ブラフマナ/ Brahmana (司祭・祈祷師)
クシャトリア / Ksatria (王族)
ウェイシャ/ Wesia (騎士・軍人・村長)
スードラ / Sudra (一般の人・村人) → バリ島人口の90%以上 )
おじさんは、メガネを鼻にかけ顎を持ち上げ気味に、ライさんの話を一心に聞いている。
ライさんは、コーヒーカップやライターを場所や人に見立てて、彼の置かれている現状を説明していく。
話しが終わると、おじさんがいそいそとキッチンに戻り、中から丸ごとヤシの実をお皿に載せて出てきた。
デザート?
ではなかった。
共通言語の足りない分、彼は目で合図を交わし、足早に一番端のテーブルに移動した。
ライさんが椅子に片足をのせ、張り切った様子で実の上部を包丁で切り落とし、あとに3本のお線香を挿す。
二人はそれを挟んで向き合い、煙が立ち上ってくると、ライさんが手を合わせお祈りを始めた。
おじさんは、真剣な眼差しで見守っている。
お祈りの最後に目を開けて、短髪の頭の後ろに一束、ポロシャツの白い襟の下に垂らしてあったお下げ髪を取り出すと、ライさんはそれを右手で三度なで下ろし、ヤシの実からお線香を抜いた。
おじさんはうなずき、中のジュースを一息に飲みほす。
ほっ。 それが、かかった負の呪術を解き、かけた相手にお戻しする一連の儀式だった。(戻ってくるから、かける方も命がけらしい。なんとも。)
二人でわたしの前の席に戻ってくると、おじさんが初めて笑った。
それぞれ飲みかけのコーヒーカップにはハエがとまっていて、お代わりを勧められたわたしは、普段飲む習慣のない冷えたセブンアップを飲んでみたくなった。
ゴクン。 それは、蒸し暑さと、立て続けに起こる見知らぬ出来事たちへの戸惑いをスカッと吹き飛ばしてくれるようだった。

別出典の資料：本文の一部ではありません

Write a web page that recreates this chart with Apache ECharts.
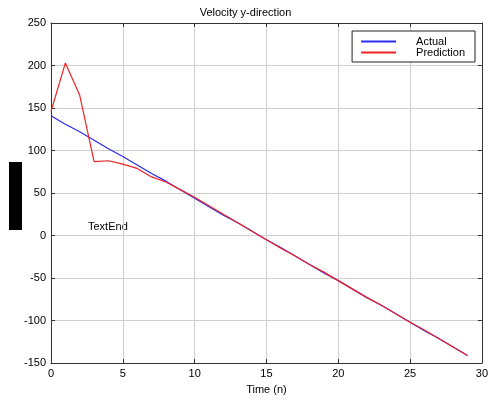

帰りがけに、裏庭の神殿に立ち寄って、そこでもライさんがお祈りをした。
ライさん。
色違いに揃えた6台のベスパを、カフェのテーブルで
「そのメモ用紙、ちょっと貸して」
と、ボールペンで精密に描いてくれる。
頭の後ろのお下げは、なにか神聖なアンテナかもしれない。
いつもは、バリ島のカフェやレストランの設計をして、ベスパで依頼主を訪ねている。
電話の声が、マシュマロのようにやわらかく、甘い。
信じている、愛しているものがある。
今日が大晦日なんてまるで思えない、お蕎麦も紅白も初詣もない永遠の夏日にもニューイヤーはやって来るようすで、いつもより街のあちこちがにぎわって、打ち上げ花火が上がりだした。
それは、日本より一時間後にやってくる。
みなさんにとって、新年が心の平和と豊かさに富む時間となりますように。
2014年、お会いできてうれしかったです。
お読みいただいて、ありがとうございました。